John Harbaugh is one of the great coaches of this or any era. He’ll have a bust in Canton; he already has earned it. And his 2012 Super Bowl win could be joined in time by more, whether with the Ravens or (if the Ravens are ever dumb enough to let him get away) another team.
That doesn’t put him above criticism or scrutiny, however. And it’s fair to criticize the decision to put his own players (and Denver’s players) at needless risk on the last snap of Sunday’s game against the Broncos, all in the name of extending a meaningless record about which few were even aware before Sunday’s antics.
The Ravens now have 43 straight games with 100 or more team rushing yards. That matches the 1974-77 Steelers, who did it in an era that was far more conducive to running than passing. And to that we (and surely many others) say, “Whoop-dee-freaking-doo.”
It’s right up their with the franchise’s all-time preseason winning streak. Who cares? Harbaugh does, for some reason.
Of course, the reason that he cares is one of the reasons why he’s great. He’s ultra-competitive. And the drive to rack up things that matter (like winning games that matter) can compel a person to pursue stuff that doesn’t matter. Like an obscure record about which no one — other than Harbaugh — gives a crap.
Watch the video of the reaction by the Denver sideline. Listen to the bleeps. Broncos coach Vic Fangio was pissed. And rightfully so. The game was over. Take a knee. Walk away. Avoid needless contact. Needless contact leads to avoidable injuries.
It’s somewhat similar to the much-criticized tendency of former Buccaneers coach Greg Schiano to aggressively attack victory formation. In those situations, however, there was a strategy rooted in actually trying to win the game. If Schiano’s team had forced a fumble by plowing hard into the line/quarterback, they could have won the game. On Sunday, the Ravens already had won the game.
Indeed, as noted by Jamison Hensley of ESPN.com, the Ravens became one of the rare NFL franchises to actually gain yardage while leading by 10 or more points and snapping the ball in the final five seconds of a game. Via Hensley, the Elias Sports Bureau found a play in 1992, when Oilers tailback Spencer Tillman gained one yard with two seconds left in a game that Houston led, 27-0, over the Chargers. Otherwise, this kind of thing doesn’t happen. And for good reason, especially in an age of unprecedented sensitivity to health and safety.
Harbaugh nevertheless defended the decision to not take a knee for the one play that followed an interception of Broncos quarterback Drew Lock in the end zone, with Baltimore leading, 23-7.
“It’s one of those things that’s meaningful,” Harbaugh said. “It’s a very, very tough record to accomplish.

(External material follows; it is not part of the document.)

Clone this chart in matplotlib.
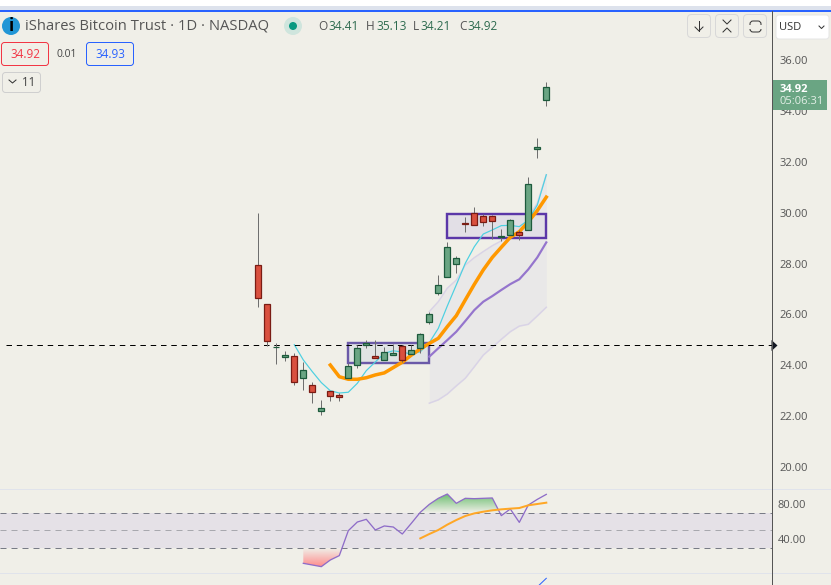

It’s a long-term record. So, I’m not going to say it’s more important than winning the game, for sure. It’s certainly not. But, as a head coach, I think you do that for your players and you do that for your coaches, and that’s something they’ll have for the rest of their lives.”

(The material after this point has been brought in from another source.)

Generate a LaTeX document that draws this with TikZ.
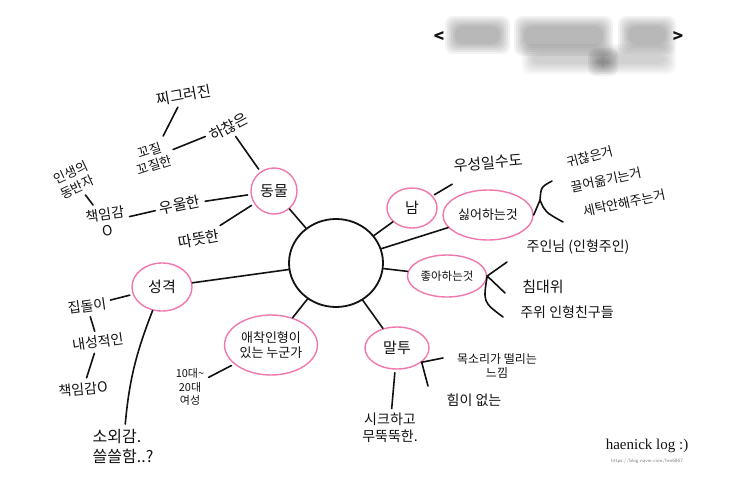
\documentclass[tikz,border=0pt]{standalone}
\usepackage{fontspec}
\setmainfont{Liberation Serif}
\newfontfamily\kr{Noto Sans CJK KR}
\usetikzlibrary{shapes.geometric}
\definecolor{pinkc}{RGB}{240,120,175}
\definecolor{inkc}{RGB}{18,18,18}
\newcommand\myblur[5]{%
  \foreach \d in {0,2,...,10}{\fill[black,opacity=#5,rounded corners=8pt] (#1-\d,#2-\d) rectangle (#3+\d,#4+\d);}}
\begin{document}
\begin{tikzpicture}[x=1pt,y=-1pt,
  lbl/.style={font=\kr\fontsize{15}{18}\selectfont, inner sep=1.5pt, align=center, text=inkc},
  fs/.style={font=\kr\fontsize{#1}{\dimexpr #1pt*6/5\relax}\selectfont},
  bubble/.style={ellipse, draw=pinkc, line width=1.4pt, inner sep=0pt, lbl},
  link/.style={draw=inkc, line width=1.6pt, line cap=round},
  gap/.style={shorten <=3pt, shorten >=3pt}
]
\useasboundingbox (0,0) rectangle (743,503);
\fill[white] (0,0) rectangle (743,503);

% blurred title
\myblur{455}{26}{500}{44}{0.05}
\myblur{524}{26}{603}{46}{0.05}
\myblur{628}{26}{666}{44}{0.05}
\myblur{532}{54}{666}{64}{0.03}
\myblur{598}{58}{608}{66}{0.06}
\node[lbl, font=\kr\bfseries\fontsize{17}{20}\selectfont] (lt) at (439,37) {<};
\node[lbl, font=\kr\bfseries\fontsize{17}{20}\selectfont] (gt) at (678,37) {>};

% hub and bubbles
\node[ellipse, draw=inkc, line width=1.8pt, minimum width=94pt, minimum height=88pt] (hub) at (336,263) {};
\node[bubble, minimum width=46pt, minimum height=46pt] (animal) at (274,191) {동물};
\node[bubble, minimum width=50pt, minimum height=40pt] (nam) at (412,208) {남};
\node[bubble, fs=13, minimum width=90pt, minimum height=50pt] (hate) at (488,215) {싫어하는것};
\node[bubble, fs=11.5, minimum width=76pt, minimum height=42pt] (like) at (447,276) {좋아하는것};
\node[bubble, minimum width=64pt, minimum height=42pt] (speech) at (397,348) {말투};
\node[bubble, fs=13, minimum width=92pt, minimum height=60pt] (doll) at (271,345) {애착인형이\\있는 누군가};
\node[bubble, minimum width=60pt, minimum height=48pt] (pers) at (162,287) {성격};

% labels
\node[lbl, rotate=10] (zz) at (184,95) {찌그러진};
\node[lbl, fs=13, rotate=18] (kk) at (152,158) {꼬질\\꼬질한};
\node[lbl, rotate=28] (hc) at (229,127) {하찮은};
\node[lbl, fs=13, rotate=25] (life) at (74,180) {인생의\\동반자};
\node[lbl, fs=14, rotate=8] (resp1) at (106,222) {책임감\\O};
\node[lbl, rotate=12] (dep) at (180,205) {우울한};
\node[lbl, rotate=10] (warm) at (199,239) {따뜻한};
\node[lbl, rotate=5] (dom) at (488,163) {우성일수도};
\node[lbl, fs=13, rotate=15] (h1) at (590,157) {귀찮은거};
\node[lbl, fs=13, rotate=12] (h2) at (606,180) {끌어옮기는거};
\node[lbl, fs=13, rotate=12] (h3) at (624,203) {세탁안해주는거};
\node[lbl, fs=14] (l1) at (578,247) {주인님 (인형주인)};
\node[lbl] (l2) at (543,287) {침대위};
\node[lbl, fs=14] (l3) at (567,312) {주위 인형친구들};
\node[lbl, fs=14, rotate=8] (home) at (87,306) {집돌이};
\node[lbl, fs=14, rotate=8] (intro) at (98,342) {내성적인};
\node[lbl, fs=14, rotate=5] (resp2) at (83,389) {책임감O};
\node[lbl, fs=11] (age) at (190,387) {10대\textasciitilde\\20대\\여성};
\node[lbl, fs=16, align=left, anchor=north west] (lone) at (91,428) {소외감.\\쓸쓸함..?};
\node[lbl, fs=14] (chic) at (390,428) {시크하고\\무뚝뚝한.};
\node[lbl, fs=12] (voice) at (497,366) {목소리가 떨리는\\느낌};
\node[lbl, fs=14] (weak) at (474,400) {힘이 없는};
\node[lbl, font=\fontsize{15}{17}\selectfont] (brand) at (647,446) {haenick log :)};
\node[lbl, font=\sffamily\fontsize{5}{6}\selectfont, text=gray] (url) at (647,461) {https://blog.naver.com/hm6867};

% hub connectors
\draw[link] (hub) -- (animal);
\draw[link] (hub) -- (nam);
\draw[link] (hub) -- (hate);
\draw[link] (hub) -- (like);
\draw[link] (hub) -- (speech);
\draw[link] (hub) -- (doll);
\draw[link] (hub) -- (pers);

% animal branch
\draw[link,gap] (animal) -- (hc);
\draw[link,gap] (animal) -- (dep);
\draw[link,gap] (animal) -- (warm);
\draw[link,gap] (kk) -- (hc);
\draw[link,gap] (kk) -- (zz);
\draw[link,gap] (dep) -- (resp1);
\draw[link,gap] (life) -- (resp1);

% personality branch
\draw[link,gap] (pers) -- (home);
\draw[link,shorten >=4pt] (pers) to[bend right=8] (lone);
\draw[link,gap] (home) -- (intro);
\draw[link,gap] (intro) -- (resp2);

% doll / speech
\draw[link,gap] (doll) -- (age);
\draw[link,gap] (speech) -- (chic);
\coordinate (sb) at (speech.-30);
\coordinate (sbh) at (443,358);
\coordinate (sbv) at (428,386);
\draw[link] (sbh) -- (sb) -- (sbv);

% nam
\draw[link,shorten <=2pt,shorten >=22pt] (nam) -- (dom);

% hate bracket
\coordinate (hbt) at (552,181);
\coordinate (hbm) at (540,200);
\coordinate (hbb) at (563,222);
\draw[link] (hbt) .. controls (541,187) .. (hbm) .. controls (545,212) .. (hbb);
\draw[link] (hate.east) -- (hbm);

% like bracket
\coordinate (lb1) at (507,262);
\coordinate (lb2) at (505,293);
\coordinate (lb3) at (503,317);
\draw[link] (like.east) -- (lb1);
\draw[link] (like.east) -- (lb2);
\draw[link] (like.east) .. controls (483,302) .. (lb3);
\end{tikzpicture}
\end{document}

But what do they have? A trophy? A ring? Anything tangible? When they’re in their rocking chairs, will they mutter to whoever is listening that they matched the 1974-77 Steelers with 43 straight games of 100 or more rushing yards? If they do, will anyone do anything other than roll their eyes and say, “He has his good days, and his bad days”?

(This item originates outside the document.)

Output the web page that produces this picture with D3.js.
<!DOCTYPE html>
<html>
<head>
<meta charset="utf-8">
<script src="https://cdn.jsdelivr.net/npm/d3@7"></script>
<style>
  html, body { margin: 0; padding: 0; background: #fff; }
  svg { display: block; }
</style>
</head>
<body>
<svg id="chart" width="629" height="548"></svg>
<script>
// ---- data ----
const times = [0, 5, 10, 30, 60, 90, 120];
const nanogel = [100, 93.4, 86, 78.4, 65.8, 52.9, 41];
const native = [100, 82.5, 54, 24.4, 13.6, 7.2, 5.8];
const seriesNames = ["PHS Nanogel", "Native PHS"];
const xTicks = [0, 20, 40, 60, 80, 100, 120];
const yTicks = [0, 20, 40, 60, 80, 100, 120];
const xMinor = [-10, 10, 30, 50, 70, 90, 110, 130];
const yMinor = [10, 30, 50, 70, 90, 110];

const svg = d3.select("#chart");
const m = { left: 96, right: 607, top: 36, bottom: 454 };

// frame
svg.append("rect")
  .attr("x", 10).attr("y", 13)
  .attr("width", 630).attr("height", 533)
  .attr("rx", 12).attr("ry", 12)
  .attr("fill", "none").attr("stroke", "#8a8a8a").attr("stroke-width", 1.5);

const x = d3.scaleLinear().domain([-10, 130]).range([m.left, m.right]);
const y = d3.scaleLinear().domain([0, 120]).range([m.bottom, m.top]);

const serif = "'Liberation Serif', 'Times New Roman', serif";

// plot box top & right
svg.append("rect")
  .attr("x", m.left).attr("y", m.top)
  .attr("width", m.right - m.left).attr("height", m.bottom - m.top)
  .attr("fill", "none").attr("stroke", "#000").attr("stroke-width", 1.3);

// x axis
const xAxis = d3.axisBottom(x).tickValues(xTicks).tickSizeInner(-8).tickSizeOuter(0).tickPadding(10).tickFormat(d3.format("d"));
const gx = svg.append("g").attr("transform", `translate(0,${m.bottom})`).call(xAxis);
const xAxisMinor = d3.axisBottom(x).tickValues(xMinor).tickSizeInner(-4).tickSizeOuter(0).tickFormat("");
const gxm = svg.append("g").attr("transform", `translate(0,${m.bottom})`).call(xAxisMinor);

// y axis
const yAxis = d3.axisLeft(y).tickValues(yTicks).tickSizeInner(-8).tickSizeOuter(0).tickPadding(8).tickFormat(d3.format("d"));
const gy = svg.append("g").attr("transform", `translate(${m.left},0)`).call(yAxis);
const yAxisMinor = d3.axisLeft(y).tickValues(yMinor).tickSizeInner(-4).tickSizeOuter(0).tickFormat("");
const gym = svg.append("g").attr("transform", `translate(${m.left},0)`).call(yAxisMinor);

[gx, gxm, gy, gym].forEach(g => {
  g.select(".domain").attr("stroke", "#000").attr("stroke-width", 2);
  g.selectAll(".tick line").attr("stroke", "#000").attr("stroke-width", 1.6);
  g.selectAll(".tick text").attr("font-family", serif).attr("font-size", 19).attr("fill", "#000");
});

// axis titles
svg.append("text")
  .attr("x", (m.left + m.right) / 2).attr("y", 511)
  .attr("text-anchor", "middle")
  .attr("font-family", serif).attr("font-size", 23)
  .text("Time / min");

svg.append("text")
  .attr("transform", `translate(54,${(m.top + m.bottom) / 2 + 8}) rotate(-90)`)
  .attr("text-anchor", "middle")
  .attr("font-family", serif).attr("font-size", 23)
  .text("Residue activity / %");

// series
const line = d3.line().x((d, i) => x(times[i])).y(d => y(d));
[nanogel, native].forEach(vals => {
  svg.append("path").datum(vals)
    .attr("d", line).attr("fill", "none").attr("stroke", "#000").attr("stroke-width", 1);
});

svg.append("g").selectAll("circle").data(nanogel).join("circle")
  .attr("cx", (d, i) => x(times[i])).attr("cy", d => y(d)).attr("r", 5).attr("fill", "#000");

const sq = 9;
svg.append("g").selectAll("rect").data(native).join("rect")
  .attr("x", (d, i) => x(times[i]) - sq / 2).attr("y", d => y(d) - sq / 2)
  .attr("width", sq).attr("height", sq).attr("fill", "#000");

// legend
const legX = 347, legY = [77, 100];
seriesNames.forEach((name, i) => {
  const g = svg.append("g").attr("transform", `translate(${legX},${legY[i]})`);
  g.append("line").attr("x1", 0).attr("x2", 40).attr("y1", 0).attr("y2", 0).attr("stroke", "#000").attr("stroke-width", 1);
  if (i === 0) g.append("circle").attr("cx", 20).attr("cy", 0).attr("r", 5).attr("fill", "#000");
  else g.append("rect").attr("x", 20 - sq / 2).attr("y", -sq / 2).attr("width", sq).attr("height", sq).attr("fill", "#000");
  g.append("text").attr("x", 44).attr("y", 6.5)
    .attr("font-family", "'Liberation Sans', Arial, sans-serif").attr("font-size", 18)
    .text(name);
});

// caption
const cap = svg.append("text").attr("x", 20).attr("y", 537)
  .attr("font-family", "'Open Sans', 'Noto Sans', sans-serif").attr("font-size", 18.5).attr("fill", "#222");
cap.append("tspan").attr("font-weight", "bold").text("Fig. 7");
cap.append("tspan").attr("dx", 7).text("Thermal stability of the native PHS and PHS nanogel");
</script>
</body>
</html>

No one cares. No one except Harbaugh. Hell, Lamar Jackson — who gained the yardage that put the Ravens over 100 for the game and in so doing exposed himself to unnecessary injury risk while still not having his well-deserved second contract — doesn’t care.
“I’m not going to lie,” Jackson said after the game. “I ain’t really care about the record. I wasn’t thinking about that. I was thinking about winning the game.”
The game was already won. Future games were put in incremental jeopardy by having Jackson run the ball one last time. All because the ultra-competitive Harbaugh wanted to add another meaningless plaque to the wall, right next to the one that commemorates the all-time record winning streak in meaningless games.
Again, that competitive nature is what makes him great. He’d be even a little bit greater if he realized when to turn it off.